Israeli security detained a Hamas terror activist, Baker Atallah Samih Sa’ad, in May 2013. Sa’ad was from the Ramallah area village of Mazra'a al-Sharqiya. Under interrogation, he confessed to planning several abductions and shooting attacks. He had been recruited by a man from his village, Hijaz, in Jordan a month earlier: Hijaz. Sa’ad agreed to go to Sudan for military training. Hijaz had told Sa’ad that some time close to the date of the planned attacks, a messenger would deliver four weapons to him. He was also instructed to raise money to fund his own activities. Those activities are now, fortunately, on hold.
Ayman Ismail Salameh Sharawneh (Hamas): From Dura, near Hebron, he was imprisoned for multiple offences including his involvement in a May 2002 bombing in Beersheba which injured 19 peo
ple (a technical fault prevented the bomb from exploding fully, as we noted here); an attempt to abduct an IDF soldier; and shooting at IDF soldiers. Sentenced to 38 years in prison, he too was released in the Shalit Transaction. At the time, he was called Mahmud Abdallah Abd al-Rahman Abu Sariya. (He has also been called Ayman al-Sharawna Ismail Salma in some reports such as this Israeli one - see page 5.) We posted about him immediately after his re-arrest [see "1-Feb-12: One down, 1026 to go"].
Sharawneh returned to terrorist activity immediately after his release, and was re-arrested on January 31, 2012. The Israeli prosecution asked for the reduction of his prison sentence to be revoked, and for him to return to prison to serve the remainder of that sentence. On returning to prison, Sharawneh undertook a hunger strike which attracted widespread media coverage and sympathy. His argument was that the Israelis had cooked up a bogus claim of his having returned to his terrorist ways, and that this was all wrong and unfair. In March 2013, a deal was agreed by which he was sent to the Gaza Strip for a ten year period of exile, instead of serving the remainder of his sentence. Astonishingly, the request was approved by Israel’s security and legal systems. On arriving in the Gaza Strip, he was given a tumultuous welcome by the Hamas regime and then, on March 18, 2013, interviewed from his hospital bed on the Al Quds television network. In it, he asserted that
the only way to release prisoners was by the abduction of Israeli service personnel and that is precisely what he called for.
If Sharawneh
ever again experiences the misfortune of being arrested by Israel, it’s likely he will be treated as a returning terrorist (this time with clear evidence on the public record as in this Huff Post article) and sentenced to… Or perhaps not, given his amazing track record of getting off the hook until now.

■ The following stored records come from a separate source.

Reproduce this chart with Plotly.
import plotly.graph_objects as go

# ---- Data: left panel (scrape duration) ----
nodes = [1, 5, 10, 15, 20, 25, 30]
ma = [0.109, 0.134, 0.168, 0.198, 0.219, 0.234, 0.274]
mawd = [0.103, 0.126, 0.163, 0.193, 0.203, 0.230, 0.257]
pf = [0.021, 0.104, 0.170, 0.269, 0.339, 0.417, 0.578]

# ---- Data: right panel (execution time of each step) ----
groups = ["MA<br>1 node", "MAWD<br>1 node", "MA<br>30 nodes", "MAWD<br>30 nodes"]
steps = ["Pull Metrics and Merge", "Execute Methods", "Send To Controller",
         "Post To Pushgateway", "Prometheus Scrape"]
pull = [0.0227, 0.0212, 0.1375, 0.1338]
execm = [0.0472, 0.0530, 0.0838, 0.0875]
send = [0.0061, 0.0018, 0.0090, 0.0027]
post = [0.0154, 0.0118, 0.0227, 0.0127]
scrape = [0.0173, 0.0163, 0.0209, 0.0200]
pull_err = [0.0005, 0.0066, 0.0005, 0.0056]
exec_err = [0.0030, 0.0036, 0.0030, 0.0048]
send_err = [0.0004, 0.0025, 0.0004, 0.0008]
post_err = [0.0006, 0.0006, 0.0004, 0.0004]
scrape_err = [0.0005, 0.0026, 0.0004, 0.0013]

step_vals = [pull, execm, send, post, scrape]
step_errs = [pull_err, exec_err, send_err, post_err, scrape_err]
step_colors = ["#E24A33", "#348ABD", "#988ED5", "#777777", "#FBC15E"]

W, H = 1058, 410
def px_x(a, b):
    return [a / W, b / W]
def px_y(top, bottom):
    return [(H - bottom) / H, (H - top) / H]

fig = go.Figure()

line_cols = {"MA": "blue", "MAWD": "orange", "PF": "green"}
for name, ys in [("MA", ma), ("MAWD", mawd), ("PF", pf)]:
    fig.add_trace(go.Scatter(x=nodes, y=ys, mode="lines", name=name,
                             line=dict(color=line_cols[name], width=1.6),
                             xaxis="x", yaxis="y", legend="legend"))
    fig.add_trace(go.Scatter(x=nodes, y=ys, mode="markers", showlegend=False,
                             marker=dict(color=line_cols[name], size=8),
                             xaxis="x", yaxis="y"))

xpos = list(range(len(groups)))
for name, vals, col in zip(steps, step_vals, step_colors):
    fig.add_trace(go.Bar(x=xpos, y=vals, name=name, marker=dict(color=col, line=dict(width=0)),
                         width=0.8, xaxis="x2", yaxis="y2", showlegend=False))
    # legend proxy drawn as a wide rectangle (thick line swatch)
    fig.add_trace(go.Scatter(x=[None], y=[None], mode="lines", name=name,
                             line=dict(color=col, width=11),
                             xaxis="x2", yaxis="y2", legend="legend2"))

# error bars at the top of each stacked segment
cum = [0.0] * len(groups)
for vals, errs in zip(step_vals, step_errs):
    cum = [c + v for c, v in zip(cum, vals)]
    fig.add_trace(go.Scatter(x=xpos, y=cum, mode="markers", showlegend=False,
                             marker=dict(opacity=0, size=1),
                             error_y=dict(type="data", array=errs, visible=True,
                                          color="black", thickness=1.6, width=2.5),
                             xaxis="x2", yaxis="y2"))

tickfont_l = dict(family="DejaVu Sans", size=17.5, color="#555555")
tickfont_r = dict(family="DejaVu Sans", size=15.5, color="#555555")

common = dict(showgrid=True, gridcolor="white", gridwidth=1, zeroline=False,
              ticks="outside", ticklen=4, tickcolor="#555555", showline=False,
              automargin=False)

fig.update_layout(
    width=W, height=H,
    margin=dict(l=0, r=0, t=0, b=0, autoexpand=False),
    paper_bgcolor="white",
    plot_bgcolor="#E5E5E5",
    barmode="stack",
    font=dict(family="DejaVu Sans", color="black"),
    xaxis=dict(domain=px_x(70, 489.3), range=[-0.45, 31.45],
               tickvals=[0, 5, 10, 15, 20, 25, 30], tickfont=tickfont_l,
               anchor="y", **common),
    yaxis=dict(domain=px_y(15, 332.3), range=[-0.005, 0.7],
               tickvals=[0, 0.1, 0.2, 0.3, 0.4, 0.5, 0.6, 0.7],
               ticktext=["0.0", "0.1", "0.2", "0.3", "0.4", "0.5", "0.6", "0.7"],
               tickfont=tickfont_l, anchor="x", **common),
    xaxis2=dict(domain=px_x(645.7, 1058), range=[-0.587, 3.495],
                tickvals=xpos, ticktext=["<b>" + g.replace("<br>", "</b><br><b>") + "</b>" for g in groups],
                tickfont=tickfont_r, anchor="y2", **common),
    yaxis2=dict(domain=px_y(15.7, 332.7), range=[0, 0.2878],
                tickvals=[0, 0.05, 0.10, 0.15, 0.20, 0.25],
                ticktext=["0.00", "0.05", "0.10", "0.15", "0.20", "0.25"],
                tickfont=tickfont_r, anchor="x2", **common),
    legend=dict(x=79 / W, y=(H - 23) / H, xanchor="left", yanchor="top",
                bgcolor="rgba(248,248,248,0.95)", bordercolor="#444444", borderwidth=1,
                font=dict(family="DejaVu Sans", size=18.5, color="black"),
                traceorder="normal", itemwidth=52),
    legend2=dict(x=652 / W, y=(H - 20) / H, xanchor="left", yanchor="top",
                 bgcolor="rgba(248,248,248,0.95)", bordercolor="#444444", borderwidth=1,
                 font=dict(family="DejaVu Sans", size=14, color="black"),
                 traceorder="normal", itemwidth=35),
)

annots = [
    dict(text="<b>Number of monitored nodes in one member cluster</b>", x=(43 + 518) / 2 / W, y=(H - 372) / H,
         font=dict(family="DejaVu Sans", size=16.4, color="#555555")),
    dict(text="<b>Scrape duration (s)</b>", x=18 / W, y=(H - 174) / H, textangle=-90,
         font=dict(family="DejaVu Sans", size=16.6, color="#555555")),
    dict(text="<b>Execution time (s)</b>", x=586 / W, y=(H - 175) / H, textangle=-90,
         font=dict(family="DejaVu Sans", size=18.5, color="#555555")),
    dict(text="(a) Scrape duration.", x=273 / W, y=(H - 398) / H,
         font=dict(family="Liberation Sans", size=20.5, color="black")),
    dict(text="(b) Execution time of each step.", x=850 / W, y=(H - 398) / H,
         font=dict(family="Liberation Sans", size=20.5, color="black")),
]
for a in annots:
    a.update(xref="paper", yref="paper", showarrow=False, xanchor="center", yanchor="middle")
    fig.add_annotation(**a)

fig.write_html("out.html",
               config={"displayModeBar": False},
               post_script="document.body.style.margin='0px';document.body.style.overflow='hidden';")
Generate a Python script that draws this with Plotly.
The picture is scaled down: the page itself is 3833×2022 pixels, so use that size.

Note that Sharawneh who is now calling for abductions of Israelis was depicted in a sympathetic photo (click to see it) published by The Guardian (UK) newspaper as its Guardian "Best Photo of the Day" earlier this year. On the Adameersite, which advocates for 'prisoner support' and for 'human rights' but strictly only if they are the rights of Palestinian Arabs, he was given his very own banner:
Their pre-release imprisonment turns out, in too many cases to have been a small road-bump in a life of terrorism, murder and hatred. The Shalit Transaction has resulted in the idolization of people like Sharawneh who tried - and in his case failed - to execute a random murder of a large number of people, and then outwitted (as they would tell it) the Zionists. And not only their idolization but their transformation into leaders and figures of inspiration. Their lives have become the stuff of legend; their utterances are the fuel that fires the ongoing waves of terror actions directed against Israeli civilians and innocent people abroad.
Is it too soon to ask whether the Shalit Transaction was worth all of this?